WHAT THIS TASK INVOLVES ::
From the very first line of the data to the line containing "plt.rcParams['font.family'] = ['Liberation", retype everything exactly, leaving the pictures behind.

(begin)

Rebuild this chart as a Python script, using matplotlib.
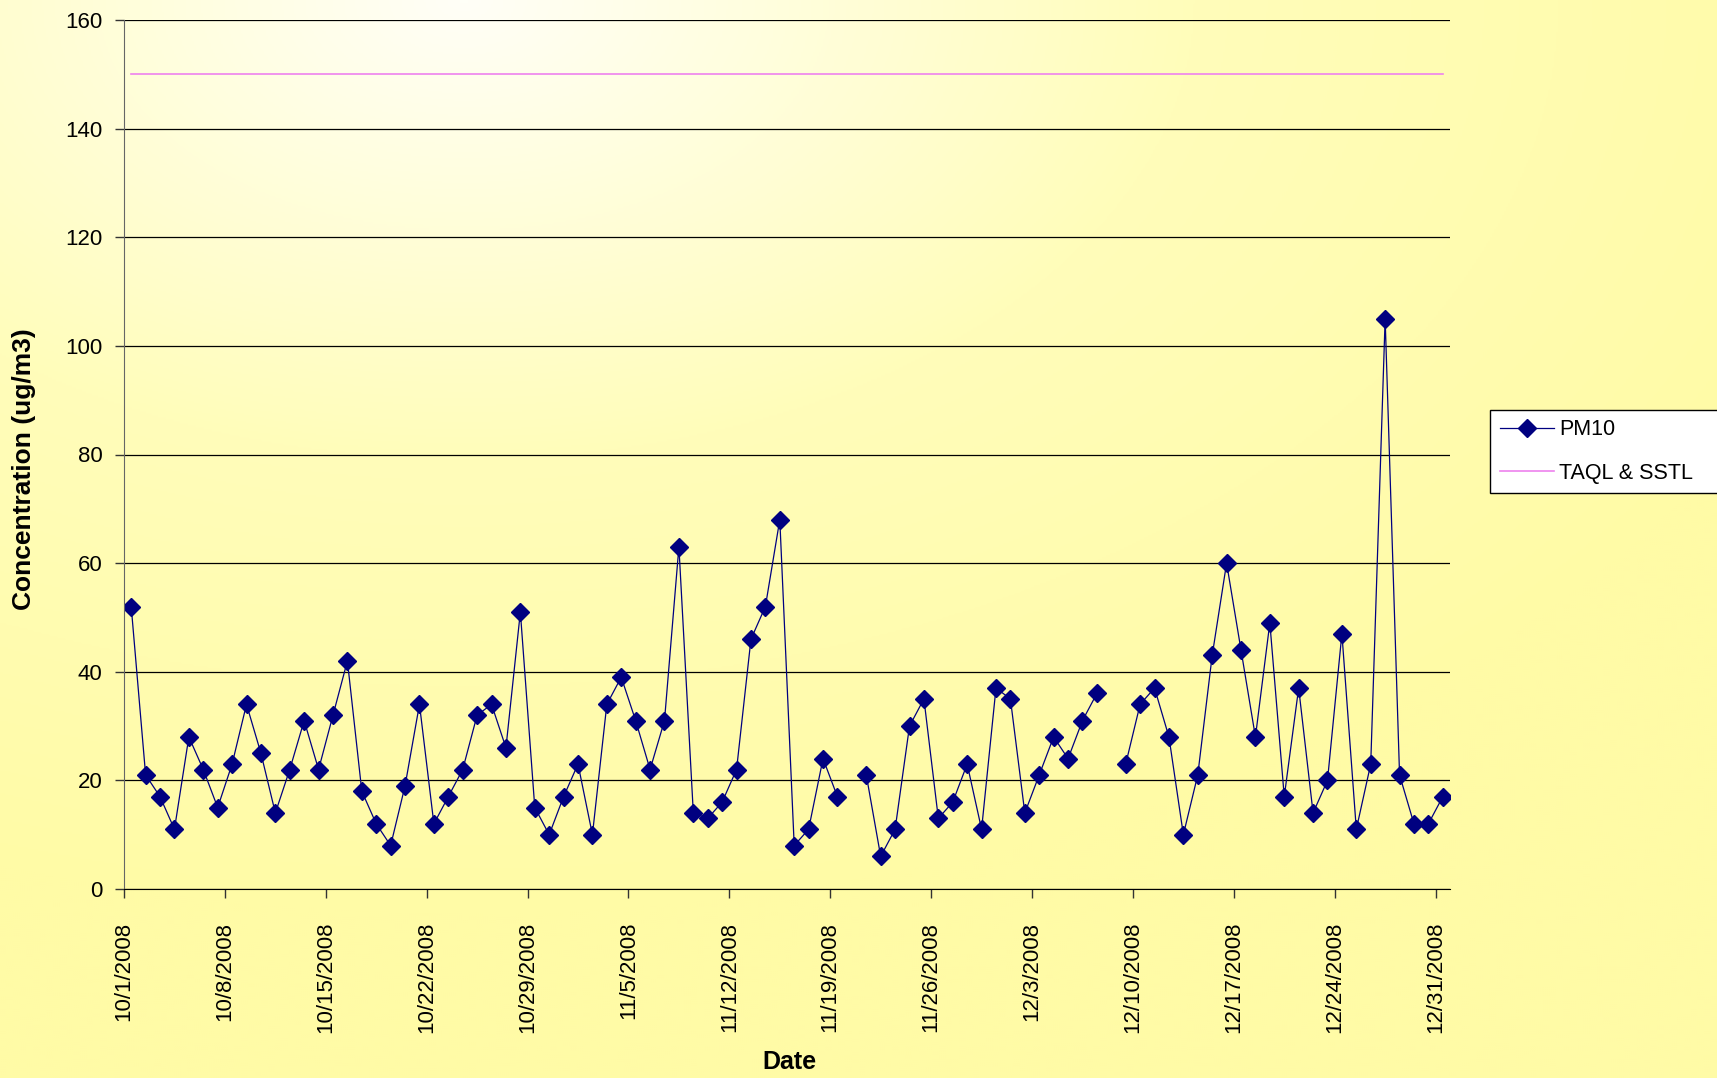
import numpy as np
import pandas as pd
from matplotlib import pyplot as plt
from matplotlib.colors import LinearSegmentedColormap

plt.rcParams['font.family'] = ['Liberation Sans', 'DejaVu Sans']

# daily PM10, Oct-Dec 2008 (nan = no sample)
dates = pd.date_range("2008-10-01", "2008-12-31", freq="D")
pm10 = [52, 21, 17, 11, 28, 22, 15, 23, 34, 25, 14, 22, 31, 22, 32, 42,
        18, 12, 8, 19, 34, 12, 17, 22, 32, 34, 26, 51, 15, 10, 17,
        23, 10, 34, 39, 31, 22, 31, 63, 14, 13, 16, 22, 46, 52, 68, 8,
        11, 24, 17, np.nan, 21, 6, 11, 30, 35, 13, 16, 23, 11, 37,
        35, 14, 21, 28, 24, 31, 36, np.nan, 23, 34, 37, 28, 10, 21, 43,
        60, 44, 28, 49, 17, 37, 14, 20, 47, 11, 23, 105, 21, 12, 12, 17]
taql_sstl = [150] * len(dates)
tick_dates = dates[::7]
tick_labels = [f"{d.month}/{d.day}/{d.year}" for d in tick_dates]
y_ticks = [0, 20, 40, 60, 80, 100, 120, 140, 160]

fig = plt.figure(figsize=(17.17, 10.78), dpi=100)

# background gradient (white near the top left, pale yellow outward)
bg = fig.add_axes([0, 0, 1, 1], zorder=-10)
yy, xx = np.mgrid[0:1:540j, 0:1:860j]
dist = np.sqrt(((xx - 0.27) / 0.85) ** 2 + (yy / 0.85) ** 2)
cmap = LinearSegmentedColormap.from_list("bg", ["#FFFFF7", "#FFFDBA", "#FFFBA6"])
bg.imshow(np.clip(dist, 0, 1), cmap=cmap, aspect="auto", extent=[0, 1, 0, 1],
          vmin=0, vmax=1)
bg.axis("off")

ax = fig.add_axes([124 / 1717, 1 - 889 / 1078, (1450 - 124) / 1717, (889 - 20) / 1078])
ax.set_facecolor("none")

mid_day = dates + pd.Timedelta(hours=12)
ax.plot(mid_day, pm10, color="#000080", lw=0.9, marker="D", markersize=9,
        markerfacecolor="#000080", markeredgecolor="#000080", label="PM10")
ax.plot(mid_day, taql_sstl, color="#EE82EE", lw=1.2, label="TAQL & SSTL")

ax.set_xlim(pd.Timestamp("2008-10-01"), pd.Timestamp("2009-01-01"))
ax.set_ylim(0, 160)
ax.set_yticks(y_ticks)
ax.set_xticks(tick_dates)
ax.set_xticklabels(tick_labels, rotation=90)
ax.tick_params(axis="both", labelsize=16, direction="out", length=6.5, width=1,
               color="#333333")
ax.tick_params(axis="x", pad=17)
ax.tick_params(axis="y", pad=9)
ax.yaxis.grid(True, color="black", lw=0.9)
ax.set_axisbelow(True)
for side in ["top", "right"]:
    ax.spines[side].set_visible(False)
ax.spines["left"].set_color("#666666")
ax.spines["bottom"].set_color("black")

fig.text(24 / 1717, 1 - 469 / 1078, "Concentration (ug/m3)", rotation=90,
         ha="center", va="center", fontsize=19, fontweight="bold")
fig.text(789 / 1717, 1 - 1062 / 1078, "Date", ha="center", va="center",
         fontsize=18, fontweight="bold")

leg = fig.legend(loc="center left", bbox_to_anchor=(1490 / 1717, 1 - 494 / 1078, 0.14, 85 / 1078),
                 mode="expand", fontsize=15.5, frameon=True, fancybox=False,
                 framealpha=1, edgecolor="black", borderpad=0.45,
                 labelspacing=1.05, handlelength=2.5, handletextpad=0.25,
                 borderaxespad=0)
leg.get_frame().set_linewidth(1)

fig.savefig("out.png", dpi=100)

(end)

OUTPUT BELOW ::
Rebuild this chart as a Python script, using matplotlib.
import numpy as np
import pandas as pd
from matplotlib import pyplot as plt
from matplotlib.colors import LinearSegmentedColormap

plt.rcParams['font.family'] = ['Liberation Sans', 'DejaVu Sans']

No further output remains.